▶ [THE INPUT]:
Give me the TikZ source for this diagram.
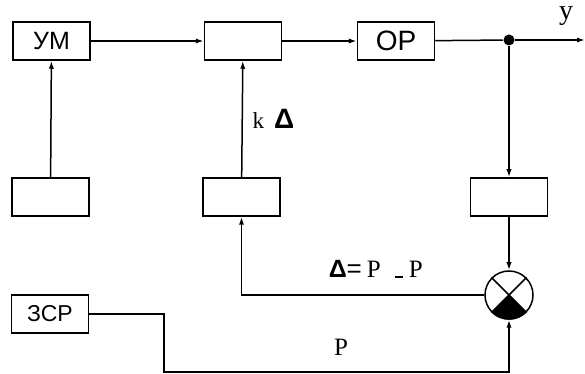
\documentclass[tikz,border=0pt]{standalone}
\usepackage{fontspec}
\setmainfont{Liberation Serif}
\setsansfont{Liberation Sans}
\usetikzlibrary{arrows.meta}

\begin{document}
\begin{tikzpicture}[x=0.5pt, y=-0.5pt, line width=0.75pt,
  blok/.style={draw, minimum width=38.5pt, minimum height=19pt, inner sep=0pt, font=\sffamily\fontsize{12.5}{14}\selectfont},
  arr/.style={-{Latex[length=4pt, width=2.6pt]}},
  lbl/.style={inner sep=0pt, font=\fontsize{12.5}{14}\selectfont}]
  \useasboundingbox (0,0) rectangle (585,374);
  % blocks
  \node[blok] (um) at (51.5,41) {УМ};
  \node[blok] (reg) at (243,41) {};
  \node[blok, font=\sffamily\fontsize{14}{16}\selectfont] (op) at (396,41) {ОР};
  \node[blok] (dat) at (50.5,197) {};
  \node[blok] (kor) at (241.5,197) {};
  \node[blok] (izm) at (509,197) {};
  \node[blok, font=\sffamily\fontsize{11.5}{13}\selectfont] (zsr) at (50,314) {ЗСР};
  \node[circle, draw, minimum size=24pt, inner sep=0pt] (summ) at (509,295) {};
  \node[circle, fill, inner sep=0pt, minimum size=5.5pt] (dot) at (509,40) {};
  \coordinate (out) at (585,40);
  \coordinate (bend) at (164,372);
  % comparator
  \fill (summ.center) \foreach \a in {-45,-50,...,-135} {-- (summ.\a)} -- cycle;
  \draw (summ.45) -- (summ.-135) (summ.135) -- (summ.-45);
  % connectors
  \draw[arr] (um) -- (reg);
  \draw[arr] (reg) -- (op);
  \draw (op) -- (dot);
  \draw[arr] (dot) -- (out);
  \draw[arr] (dat) -- (um);
  \draw[arr] (kor) -- (reg);
  \draw[arr] (dot) -- (izm);
  \draw[arr] (izm) -- (summ);
  \draw[arr] (summ.west) -| (kor.south);
  \draw[arr] (zsr.east) -| (bend) -| (summ.south);
  % labels
  \node[lbl, font=\fontsize{14}{16}\selectfont] (ylbl) at (566,16) {y};
  \node[lbl, anchor=base west, font=\fontsize{11.5}{14}\selectfont] (kd) at (252,129) {k\hspace{5pt}{\sffamily\bfseries\fontsize{14}{16}\selectfont Δ}};
  \node[lbl, anchor=base west] (eq) at (328,278) {{\sffamily\bfseries\fontsize{12.5}{14}\selectfont Δ}{\sffamily\fontsize{13}{14}\selectfont=}\hspace{2.5pt}P\hspace{7pt}\rule{4pt}{1pt}\hspace{3pt}P};
  \node[lbl] (plbl) at (341,347) {P};
\end{tikzpicture}
\end{document}
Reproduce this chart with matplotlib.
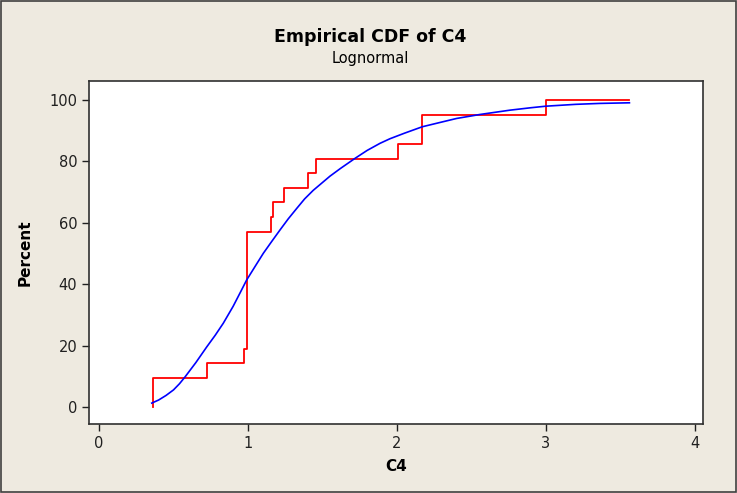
import matplotlib
matplotlib.use('Agg')
import matplotlib.pyplot as plt
from matplotlib.patches import Rectangle

degrau_x = [0.364, 0.364, 0.723, 0.971, 0.993, 1.152, 1.168, 1.244, 1.400, 1.454, 2.004, 2.170, 2.998, 3.56]
degrau_pct = [0.0, 9.52, 14.29, 19.05, 57.14, 61.90, 66.67, 71.43, 76.19, 80.95, 85.71, 95.24, 100.0, 100.0]

# Curva lognormal ajustada
ajuste_x = [0.354, 0.40, 0.45, 0.50, 0.54, 0.577, 0.65, 0.723, 0.78, 0.834, 0.90, 0.95, 0.991,
            1.05, 1.103, 1.16, 1.215, 1.27, 1.327, 1.38, 1.438, 1.55, 1.62, 1.718, 1.80,
            1.886, 1.953, 2.05, 2.17, 2.289, 2.40, 2.557, 2.758, 2.90, 3.0, 3.20, 3.36, 3.56]
ajuste_pct = [1.3, 2.3, 3.8, 5.6, 7.6, 9.8, 14.5, 19.6, 23.4, 27.3, 32.8, 37.5, 41.4,
              46.0, 50.1, 54.0, 57.7, 61.3, 64.7, 67.8, 70.6, 75.2, 77.7, 81.0, 83.6,
              85.9, 87.4, 89.2, 91.3, 92.7, 94.0, 95.3, 96.7, 97.5, 98.0, 98.6, 98.9, 99.1]

x_ticks = [0, 1, 2, 3, 4]
y_ticks = [0, 20, 40, 60, 80, 100]

fundo = '#EEEAE0'

fig = plt.figure(figsize=(7.37, 4.93), dpi=100, facecolor=fundo)
# moldura externa
fig.patches.append(Rectangle((0.001, 0.002), 0.997, 0.996, transform=fig.transFigure,
                             fill=False, edgecolor='#404040', linewidth=1.2))

ax = fig.add_axes([0.1208, 0.140, 0.8331, 0.6957])
ax.set_facecolor('white')

ax.step(degrau_x, degrau_pct, where='post', color='#FF0000', linewidth=1.3)
ax.plot(ajuste_x, ajuste_pct, color='#0000FF', linewidth=1.2)

ax.set_xlim(-0.067, 4.054)
ax.set_ylim(-5.5, 106.2)
ax.set_xticks(x_ticks)
ax.set_yticks(y_ticks)
ax.tick_params(direction='out', length=5, width=1, labelsize=10.5, colors='#202020')
for s in ax.spines.values():
    s.set_color('#303030')
    s.set_linewidth(1.2)

ax.set_xlabel('C4', fontsize=11, fontweight='bold', labelpad=6)
ax.set_ylabel('Percent', fontsize=11, fontweight='bold', labelpad=12)

fig.text(0.502, 0.925, 'Empirical CDF of C4', ha='center', va='center',
         fontsize=12.5, fontweight='bold')
fig.text(0.502, 0.882, 'Lognormal', ha='center', va='center', fontsize=10.5)

fig.savefig('out.png', dpi=100, facecolor=fundo)
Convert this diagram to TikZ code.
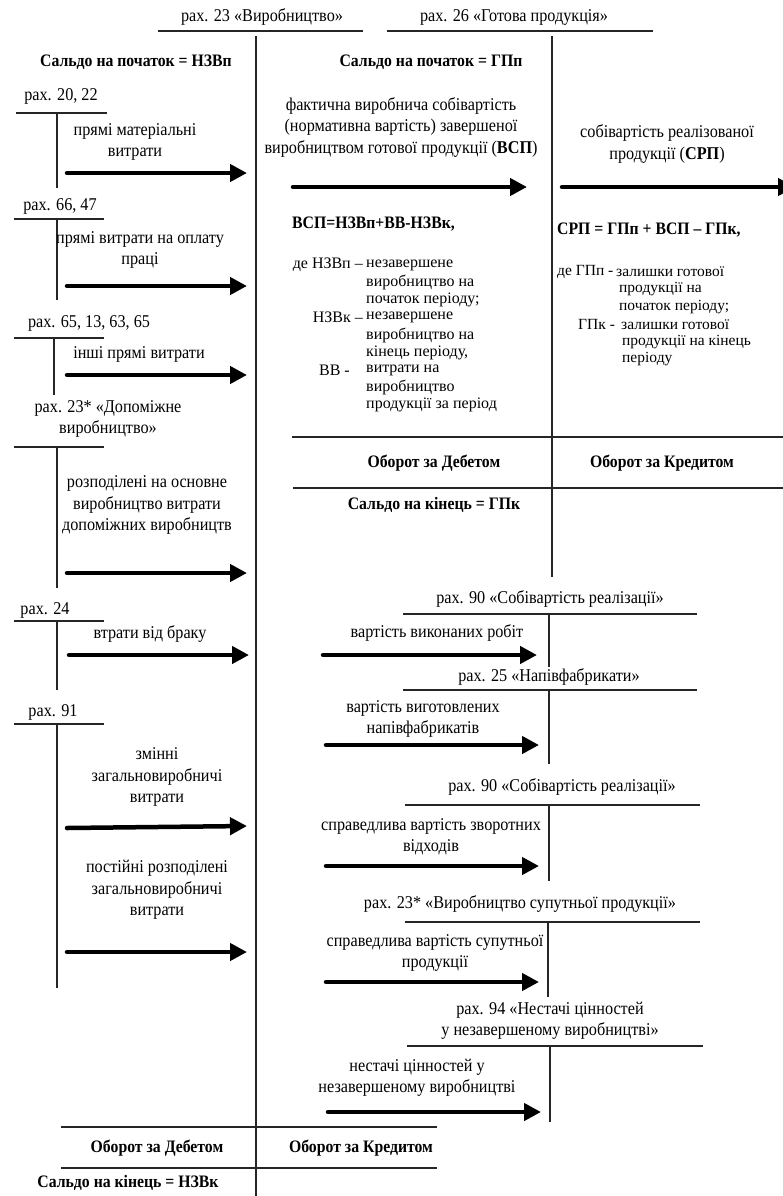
\documentclass[tikz,border=0pt]{standalone}
\usepackage{fontspec}
\setmainfont{Liberation Serif}[FakeStretch=0.9]
\newfontfamily\deffont{Liberation Serif}
\usetikzlibrary{arrows.meta}
\begin{document}
\begin{tikzpicture}[x=1bp,y=-1bp,
  txt/.style={font=\fontsize{18bp}{21.5bp}\selectfont, align=center, inner sep=0pt},
  hdr/.style={font=\fontsize{17.5bp}{20bp}\selectfont\bfseries, inner sep=0pt},
  dfn/.style={font=\deffont\fontsize{16bp}{17.5bp}\selectfont, inner sep=0pt, anchor=west},
  dlab/.style={font=\deffont\fontsize{16bp}{17.5bp}\selectfont, inner sep=0pt, anchor=east},
  dfr/.style={font=\deffont\fontsize{15.5bp}{17.5bp}\selectfont, inner sep=0pt, anchor=west},
  rule/.style={line width=1.1bp, draw=black!85},
  flow/.style={line width=4.5bp, line cap=round, -{Triangle[length=17bp,width=17bp]}},
]
\useasboundingbox (0,0) rectangle (783,1196);
\clip (0,0) rectangle (783,1196);

% ---------- account 23 "Production" ----------
\node[txt] (h23) at (262,17) {рах. 23 «Виробництво»};
\draw[rule] (158,31) -- (363,31);
\draw[rule] (256,36) -- (256,1196);
\node[hdr] (open23) at (136,62) {Сальдо на початок = НЗВп};

% ---------- account 26 "Finished goods" ----------
\node[txt] (h26) at (514,17) {рах. 26 «Готова продукція»};
\draw[rule] (387,31) -- (653,31);
\draw[rule] (552,36) -- (552,577);
\node[hdr] (open26) at (431,62) {Сальдо на початок = ГПп};

% ---------- debit sources of account 23 ----------
\node[txt] (k2022) at (61,96) {рах. 20, 22};
\draw[rule] (16,113) -- (107,113);
\draw[rule] (57,113) -- (57,188);
\node[txt] (e1) at (135,142) {прямі матеріальні\\витрати};
\coordinate (f1a) at (67,173); \coordinate (f1b) at (247,173);
\draw[flow] (f1a) -- (f1b);

\node[txt] (k6647) at (60,206) {рах. 66, 47};
\draw[rule] (14,219) -- (104,219);
\draw[rule] (57,219) -- (57,300);
\node[txt] (e2) at (140,250) {прямі витрати на оплату\\праці};
\coordinate (f2a) at (67,286); \coordinate (f2b) at (247,286);
\draw[flow] (f2a) -- (f2b);

\node[txt] (k65) at (89,323) {рах. 65, 13, 63, 65};
\draw[rule] (14,338) -- (104,338);
\draw[rule] (54,338) -- (54,395);
\node[txt] (e3) at (139,354) {інші прямі витрати};
\coordinate (f3a) at (67,375); \coordinate (f3b) at (247,375);
\draw[flow] (f3a) -- (f3b);

\node[txt] (k23s) at (108,419) {рах. 23* «Допоміжне\\виробництво»};
\draw[rule] (14,447) -- (104,447);
\draw[rule] (57,447) -- (57,588);
\node[txt] (e4) at (147,505) {розподілені на основне\\виробництво витрати\\допоміжних виробництв};
\coordinate (f4a) at (67,573); \coordinate (f4b) at (247,573);
\draw[flow] (f4a) -- (f4b);

\node[txt] (k24) at (45,610) {рах. 24};
\draw[rule] (14,621) -- (104,621);
\draw[rule] (57,621) -- (57,690);
\node[txt] (e5) at (150,634) {втрати від браку};
\coordinate (f5a) at (69,655); \coordinate (f5b) at (249,655);
\draw[flow] (f5a) -- (f5b);

\node[txt] (k91) at (53,712) {рах. 91};
\draw[rule] (14,724) -- (104,724);
\draw[rule] (57,724) -- (57,988);
\node[txt] (e6) at (157,777) {змінні\\загальновиробничі\\витрати};
\coordinate (f6a) at (67,828); \coordinate (f6b) at (247,826);
\draw[flow] (f6a) -- (f6b);
\node[txt] (e7) at (157,890) {постійні розподілені\\загальновиробничі\\витрати};
\coordinate (f7a) at (67,952); \coordinate (f7b) at (247,952);
\draw[flow] (f7a) -- (f7b);

% ---------- turnover and closing balance of account 23 ----------
\draw[rule] (61,1127) -- (437,1127);
\draw[rule] (61,1168) -- (437,1168);
\node[hdr] (deb23) at (157,1148) {Оборот за Дебетом};
\node[hdr] (cr23) at (361,1148) {Оборот за Кредитом};
\node[hdr] (close23) at (128,1183) {Сальдо на кінець = НЗВк};

% ---------- transfer to finished goods and cost of sales ----------
\node[txt] (vsp) at (401,127) {фактична виробнича собівартість\\(нормативна вартість) завершеної\\виробництвом готової продукції (\textbf{ВСП})};
\coordinate (f8a) at (293,187); \coordinate (f8b) at (527,187);
\draw[flow] (f8a) -- (f8b);
\node[txt] (srp) at (667,144) {собівартість реалізованої\\продукції (\textbf{СРП})};
\coordinate (f9a) at (562,187); \coordinate (f9b) at (795,187);
\draw[flow] (f9a) -- (f9b);

% ---------- formulas ----------
\node[hdr, anchor=west] (fvsp) at (292,224) {ВСП=НЗВп+ВВ-НЗВк,};
\node[dlab] (l1) at (363,265) {де НЗВп –};
\node[dfn] (d1) at (366,265) {незавершене};
\node[dfn] (d2) at (366,282.5) {виробництво на};
\node[dfn] (d3) at (366,300) {початок періоду;};
\node[dlab] (l2) at (363,317.5) {НЗВк –};
\node[dfn] (d4) at (366,317.5) {незавершене};
\node[dfn] (d5) at (366,335) {виробництво на};
\node[dfn] (d6) at (366,352.5) {кінець періоду,};
\node[dlab] (l3) at (350,370) {ВВ -};
\node[dfn] (d7) at (366,370) {витрати на};
\node[dfn] (d8) at (366,387.5) {виробництво};
\node[dfn] (d9) at (366,405) {продукції за період};

\node[hdr, anchor=west] (fsrp) at (557,230) {СРП = ГПп + ВСП – ГПк,};
\node[dfr] (g1) at (557,272) {де ГПп -};
\node[dfr] (g2) at (616,272) {залишки готової};
\node[dfr] (g3) at (619,289.5) {продукції на};
\node[dfr] (g4) at (619,307) {початок періоду;};
\node[dfr] (g5) at (578,324.5) {ГПк -};
\node[dfr] (g6) at (621,324.5) {залишки готової};
\node[dfr] (g7) at (622,342) {продукції на кінець};
\node[dfr] (g8) at (622,359.5) {періоду};

% ---------- turnover and closing balance of account 26 ----------
\draw[rule] (292,437) -- (783,437);
\draw[rule] (293,488) -- (783,488);
\node[hdr] (deb26) at (434,463) {Оборот за Дебетом};
\node[hdr] (cr26) at (662,463) {Оборот за Кредитом};
\node[hdr] (close26) at (434,505) {Сальдо на кінець = ГПк};

% ---------- credit destinations of account 23 ----------
\node[txt] (k90a) at (550,599) {рах. 90 «Собівартість реалізації»};
\draw[rule] (403,614) -- (697,614);
\draw[rule] (549,614) -- (549,667);
\node[txt] (e8) at (437,633) {вартість виконаних робіт};
\coordinate (g1a) at (323,655); \coordinate (g1b) at (537,655);
\draw[flow] (g1a) -- (g1b);

\node[txt] (k25) at (549,677) {рах. 25 «Напівфабрикати»};
\draw[rule] (403,690) -- (697,690);
\draw[rule] (549,690) -- (549,764);
\node[txt] (e9) at (423,719) {вартість виготовлених\\напівфабрикатів};
\coordinate (g2a) at (326,745); \coordinate (g2b) at (539,745);
\draw[flow] (g2a) -- (g2b);

\node[txt] (k90b) at (562,787) {рах. 90 «Собівартість реалізації»};
\draw[rule] (405,805) -- (700,805);
\draw[rule] (549,805) -- (549,881);
\node[txt] (e10) at (431,837) {справедлива вартість зворотних\\відходів};
\coordinate (g3a) at (326,866); \coordinate (g3b) at (539,866);
\draw[flow] (g3a) -- (g3b);

\node[txt] (k23p) at (520,904) {рах. 23* «Виробництво супутньої продукції»};
\draw[rule] (405,922) -- (700,922);
\draw[rule] (548,922) -- (548,997);
\node[txt] (e11) at (435,953) {справедлива вартість супутньої\\продукції};
\coordinate (g4a) at (326,982); \coordinate (g4b) at (539,982);
\draw[flow] (g4a) -- (g4b);

\node[txt] (k94) at (550,1021) {рах. 94 «Нестачі цінностей\\у незавершеному виробництві»};
\draw[rule] (407,1046) -- (703,1046);
\draw[rule] (550,1046) -- (550,1122);
\node[txt] (e12) at (417,1078) {нестачі цінностей у\\незавершеному виробництві};
\coordinate (g5a) at (328,1112); \coordinate (g5b) at (541,1112);
\draw[flow] (g5a) -- (g5b);
\end{tikzpicture}
\end{document}
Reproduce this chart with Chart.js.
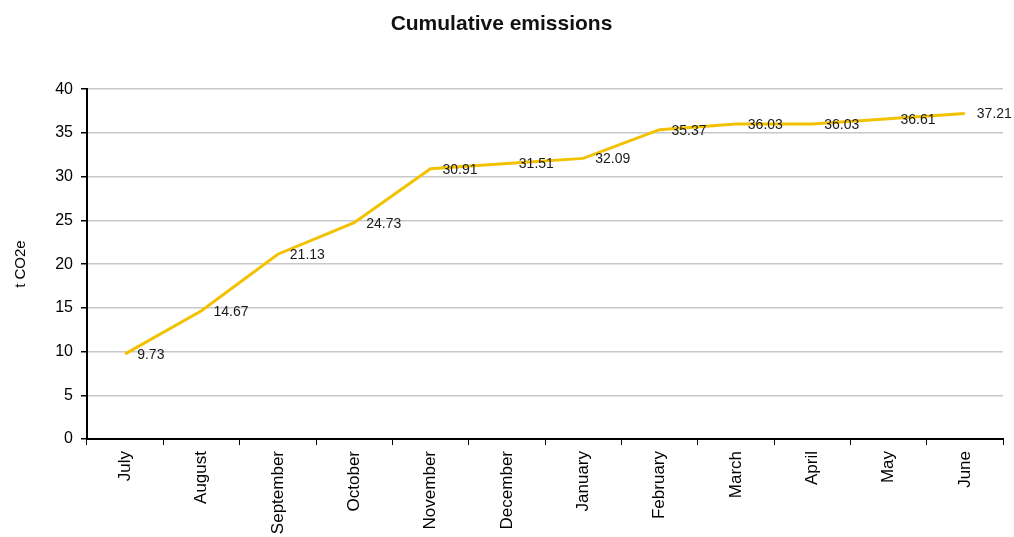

▶ [TASK TO CARRY OUT]:
Print out, exactly and with nothing added, the lines starting at the line holding "Reproduce this chart with matplotlib." and ending at the line holding "95.24, 100.0, 100.0]", minus any pictures.

▶ [WRITTEN RESPONSE]:
Reproduce this chart with matplotlib.
import matplotlib
matplotlib.use('Agg')
import matplotlib.pyplot as plt
from matplotlib.patches import Rectangle

degrau_x = [0.364, 0.364, 0.723, 0.971, 0.993, 1.152, 1.168, 1.244, 1.400, 1.454, 2.004, 2.170, 2.998, 3.56]
degrau_pct = [0.0, 9.52, 14.29, 19.05, 57.14, 61.90, 66.67, 71.43, 76.19, 80.95, 85.71, 95.24, 100.0, 100.0]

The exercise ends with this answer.